■ Written instruction:
Give every line back verbatim, dropping all images.

■ Exercise materials:
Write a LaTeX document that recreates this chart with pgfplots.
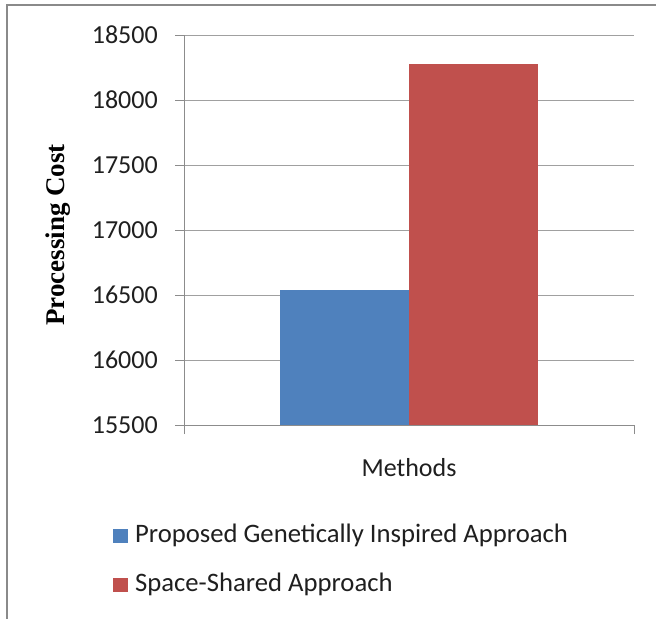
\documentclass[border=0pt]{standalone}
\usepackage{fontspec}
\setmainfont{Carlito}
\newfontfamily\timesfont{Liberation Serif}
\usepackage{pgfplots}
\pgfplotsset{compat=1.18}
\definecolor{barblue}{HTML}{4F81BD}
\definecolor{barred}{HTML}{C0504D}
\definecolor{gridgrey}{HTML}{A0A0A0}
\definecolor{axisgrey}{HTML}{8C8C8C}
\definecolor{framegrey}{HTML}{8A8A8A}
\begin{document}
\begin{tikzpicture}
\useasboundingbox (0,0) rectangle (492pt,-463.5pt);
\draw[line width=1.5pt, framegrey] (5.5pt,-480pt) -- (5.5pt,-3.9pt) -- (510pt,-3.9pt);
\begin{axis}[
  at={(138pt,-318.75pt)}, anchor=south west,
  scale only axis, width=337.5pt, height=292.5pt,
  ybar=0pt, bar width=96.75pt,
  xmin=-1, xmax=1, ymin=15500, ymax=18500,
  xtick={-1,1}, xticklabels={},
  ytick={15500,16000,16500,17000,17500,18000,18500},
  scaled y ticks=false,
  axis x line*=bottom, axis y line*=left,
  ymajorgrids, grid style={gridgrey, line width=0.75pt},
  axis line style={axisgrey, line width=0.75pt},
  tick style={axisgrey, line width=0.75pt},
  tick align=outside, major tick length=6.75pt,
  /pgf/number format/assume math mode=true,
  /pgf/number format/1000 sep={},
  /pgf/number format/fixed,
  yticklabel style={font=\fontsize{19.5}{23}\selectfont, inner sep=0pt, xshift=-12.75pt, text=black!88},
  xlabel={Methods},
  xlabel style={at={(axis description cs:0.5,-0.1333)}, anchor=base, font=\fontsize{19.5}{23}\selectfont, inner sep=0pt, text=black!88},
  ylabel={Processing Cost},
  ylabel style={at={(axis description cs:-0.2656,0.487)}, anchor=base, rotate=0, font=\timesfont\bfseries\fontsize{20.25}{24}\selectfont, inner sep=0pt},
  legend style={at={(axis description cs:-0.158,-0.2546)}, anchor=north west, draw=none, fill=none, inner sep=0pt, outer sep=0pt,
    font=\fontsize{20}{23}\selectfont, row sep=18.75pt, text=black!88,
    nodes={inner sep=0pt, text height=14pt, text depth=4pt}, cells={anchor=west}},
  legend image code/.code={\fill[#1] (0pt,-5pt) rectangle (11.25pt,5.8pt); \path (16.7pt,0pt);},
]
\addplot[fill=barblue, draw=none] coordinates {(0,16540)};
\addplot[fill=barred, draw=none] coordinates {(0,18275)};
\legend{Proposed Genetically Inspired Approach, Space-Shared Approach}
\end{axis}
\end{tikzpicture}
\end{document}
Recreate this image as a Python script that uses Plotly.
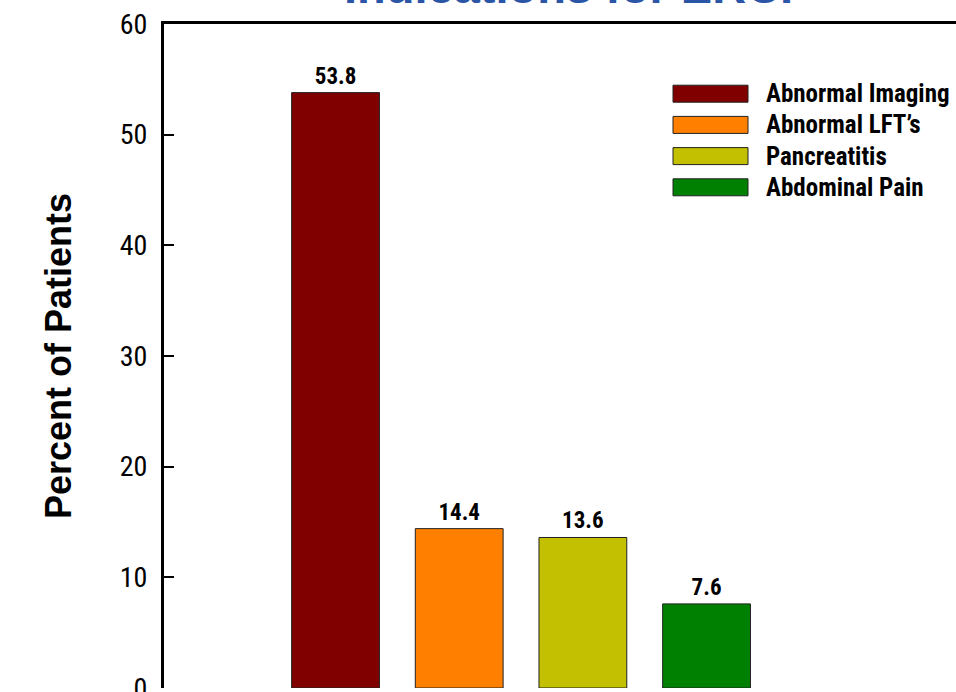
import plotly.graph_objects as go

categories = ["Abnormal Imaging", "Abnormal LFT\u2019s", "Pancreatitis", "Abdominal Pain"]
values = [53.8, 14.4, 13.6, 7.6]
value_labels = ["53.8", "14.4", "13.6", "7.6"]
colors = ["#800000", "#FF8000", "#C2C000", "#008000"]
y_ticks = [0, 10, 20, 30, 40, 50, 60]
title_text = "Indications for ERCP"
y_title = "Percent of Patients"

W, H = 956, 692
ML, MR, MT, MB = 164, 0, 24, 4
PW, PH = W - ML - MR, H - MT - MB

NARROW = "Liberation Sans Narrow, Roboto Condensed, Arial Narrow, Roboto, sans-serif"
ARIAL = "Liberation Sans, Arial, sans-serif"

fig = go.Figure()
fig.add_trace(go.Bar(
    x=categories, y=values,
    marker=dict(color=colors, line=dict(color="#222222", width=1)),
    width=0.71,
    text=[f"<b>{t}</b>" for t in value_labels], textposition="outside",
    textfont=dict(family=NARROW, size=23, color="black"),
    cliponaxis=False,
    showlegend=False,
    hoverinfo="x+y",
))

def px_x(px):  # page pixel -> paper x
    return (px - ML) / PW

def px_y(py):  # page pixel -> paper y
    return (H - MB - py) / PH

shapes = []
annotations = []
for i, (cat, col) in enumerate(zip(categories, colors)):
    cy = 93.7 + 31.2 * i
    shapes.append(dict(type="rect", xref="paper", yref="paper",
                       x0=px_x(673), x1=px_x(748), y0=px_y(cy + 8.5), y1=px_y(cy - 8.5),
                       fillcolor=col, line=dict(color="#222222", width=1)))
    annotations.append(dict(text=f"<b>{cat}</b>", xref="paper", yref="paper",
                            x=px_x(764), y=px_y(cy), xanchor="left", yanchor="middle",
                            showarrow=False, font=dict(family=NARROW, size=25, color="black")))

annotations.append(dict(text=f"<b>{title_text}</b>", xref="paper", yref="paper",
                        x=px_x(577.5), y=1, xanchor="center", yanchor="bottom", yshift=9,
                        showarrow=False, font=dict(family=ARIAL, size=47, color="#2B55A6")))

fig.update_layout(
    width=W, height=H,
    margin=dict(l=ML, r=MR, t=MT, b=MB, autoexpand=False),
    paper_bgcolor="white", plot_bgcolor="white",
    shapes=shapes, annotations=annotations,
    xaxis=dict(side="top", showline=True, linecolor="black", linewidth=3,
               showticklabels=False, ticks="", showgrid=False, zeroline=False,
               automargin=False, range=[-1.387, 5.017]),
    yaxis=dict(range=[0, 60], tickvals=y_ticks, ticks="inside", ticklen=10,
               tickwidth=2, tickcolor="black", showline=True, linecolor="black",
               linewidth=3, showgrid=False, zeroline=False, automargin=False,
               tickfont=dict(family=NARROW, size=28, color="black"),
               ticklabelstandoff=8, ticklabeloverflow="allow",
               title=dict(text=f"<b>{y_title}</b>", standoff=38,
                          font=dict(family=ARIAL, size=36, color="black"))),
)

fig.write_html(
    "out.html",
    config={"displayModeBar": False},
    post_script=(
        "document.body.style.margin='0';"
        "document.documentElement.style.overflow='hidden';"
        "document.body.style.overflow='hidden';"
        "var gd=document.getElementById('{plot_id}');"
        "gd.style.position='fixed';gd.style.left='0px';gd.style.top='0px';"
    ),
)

■ The result:
Write a LaTeX document that recreates this chart with pgfplots.
\documentclass[border=0pt]{standalone}
\usepackage{fontspec}
\setmainfont{Carlito}
\newfontfamily\timesfont{Liberation Serif}
\usepackage{pgfplots}
\pgfplotsset{compat=1.18}
\definecolor{barblue}{HTML}{4F81BD}
\definecolor{barred}{HTML}{C0504D}
\definecolor{gridgrey}{HTML}{A0A0A0}
\definecolor{axisgrey}{HTML}{8C8C8C}
\definecolor{framegrey}{HTML}{8A8A8A}
\begin{document}
\begin{tikzpicture}
\useasboundingbox (0,0) rectangle (492pt,-463.5pt);
\draw[line width=1.5pt, framegrey] (5.5pt,-480pt) -- (5.5pt,-3.9pt) -- (510pt,-3.9pt);
\begin{axis}[
  at={(138pt,-318.75pt)}, anchor=south west,
  scale only axis, width=337.5pt, height=292.5pt,
  ybar=0pt, bar width=96.75pt,
  xmin=-1, xmax=1, ymin=15500, ymax=18500,
  xtick={-1,1}, xticklabels={},
  ytick={15500,16000,16500,17000,17500,18000,18500},
  scaled y ticks=false,
  axis x line*=bottom, axis y line*=left,
  ymajorgrids, grid style={gridgrey, line width=0.75pt},
  axis line style={axisgrey, line width=0.75pt},
  tick style={axisgrey, line width=0.75pt},
  tick align=outside, major tick length=6.75pt,
  /pgf/number format/assume math mode=true,
  /pgf/number format/1000 sep={},
  /pgf/number format/fixed,
  yticklabel style={font=\fontsize{19.5}{23}\selectfont, inner sep=0pt, xshift=-12.75pt, text=black!88},
  xlabel={Methods},
  xlabel style={at={(axis description cs:0.5,-0.1333)}, anchor=base, font=\fontsize{19.5}{23}\selectfont, inner sep=0pt, text=black!88},
  ylabel={Processing Cost},
  ylabel style={at={(axis description cs:-0.2656,0.487)}, anchor=base, rotate=0, font=\timesfont\bfseries\fontsize{20.25}{24}\selectfont, inner sep=0pt},
  legend style={at={(axis description cs:-0.158,-0.2546)}, anchor=north west, draw=none, fill=none, inner sep=0pt, outer sep=0pt,
    font=\fontsize{20}{23}\selectfont, row sep=18.75pt, text=black!88,
    nodes={inner sep=0pt, text height=14pt, text depth=4pt}, cells={anchor=west}},
  legend image code/.code={\fill[#1] (0pt,-5pt) rectangle (11.25pt,5.8pt); \path (16.7pt,0pt);},
]
\addplot[fill=barblue, draw=none] coordinates {(0,16540)};
\addplot[fill=barred, draw=none] coordinates {(0,18275)};
\legend{Proposed Genetically Inspired Approach, Space-Shared Approach}
\end{axis}
\end{tikzpicture}
\end{document}
Recreate this image as a Python script that uses Plotly.
import plotly.graph_objects as go

categories = ["Abnormal Imaging", "Abnormal LFT\u2019s", "Pancreatitis", "Abdominal Pain"]
values = [53.8, 14.4, 13.6, 7.6]
value_labels = ["53.8", "14.4", "13.6", "7.6"]
colors = ["#800000", "#FF8000", "#C2C000", "#008000"]
y_ticks = [0, 10, 20, 30, 40, 50, 60]
title_text = "Indications for ERCP"
y_title = "Percent of Patients"

W, H = 956, 692
ML, MR, MT, MB = 164, 0, 24, 4
PW, PH = W - ML - MR, H - MT - MB

NARROW = "Liberation Sans Narrow, Roboto Condensed, Arial Narrow, Roboto, sans-serif"
ARIAL = "Liberation Sans, Arial, sans-serif"

fig = go.Figure()
fig.add_trace(go.Bar(
    x=categories, y=values,
    marker=dict(color=colors, line=dict(color="#222222", width=1)),
    width=0.71,
    text=[f"<b>{t}</b>" for t in value_labels], textposition="outside",
    textfont=dict(family=NARROW, size=23, color="black"),
    cliponaxis=False,
    showlegend=False,
    hoverinfo="x+y",
))

def px_x(px):  # page pixel -> paper x
    return (px - ML) / PW

def px_y(py):  # page pixel -> paper y
    return (H - MB - py) / PH

shapes = []
annotations = []
for i, (cat, col) in enumerate(zip(categories, colors)):
    cy = 93.7 + 31.2 * i
    shapes.append(dict(type="rect", xref="paper", yref="paper",
                       x0=px_x(673), x1=px_x(748), y0=px_y(cy + 8.5), y1=px_y(cy - 8.5),
                       fillcolor=col, line=dict(color="#222222", width=1)))
    annotations.append(dict(text=f"<b>{cat}</b>", xref="paper", yref="paper",
                            x=px_x(764), y=px_y(cy), xanchor="left", yanchor="middle",
                            showarrow=False, font=dict(family=NARROW, size=25, color="black")))

annotations.append(dict(text=f"<b>{title_text}</b>", xref="paper", yref="paper",
                        x=px_x(577.5), y=1, xanchor="center", yanchor="bottom", yshift=9,
                        showarrow=False, font=dict(family=ARIAL, size=47, color="#2B55A6")))

fig.update_layout(
    width=W, height=H,
    margin=dict(l=ML, r=MR, t=MT, b=MB, autoexpand=False),
    paper_bgcolor="white", plot_bgcolor="white",
    shapes=shapes, annotations=annotations,
    xaxis=dict(side="top", showline=True, linecolor="black", linewidth=3,
               showticklabels=False, ticks="", showgrid=False, zeroline=False,
               automargin=False, range=[-1.387, 5.017]),
    yaxis=dict(range=[0, 60], tickvals=y_ticks, ticks="inside", ticklen=10,
               tickwidth=2, tickcolor="black", showline=True, linecolor="black",
               linewidth=3, showgrid=False, zeroline=False, automargin=False,
               tickfont=dict(family=NARROW, size=28, color="black"),
               ticklabelstandoff=8, ticklabeloverflow="allow",
               title=dict(text=f"<b>{y_title}</b>", standoff=38,
                          font=dict(family=ARIAL, size=36, color="black"))),
)

fig.write_html(
    "out.html",
    config={"displayModeBar": False},
    post_script=(
        "document.body.style.margin='0';"
        "document.documentElement.style.overflow='hidden';"
        "document.body.style.overflow='hidden';"
        "var gd=document.getElementById('{plot_id}');"
        "gd.style.position='fixed';gd.style.left='0px';gd.style.top='0px';"
    ),
)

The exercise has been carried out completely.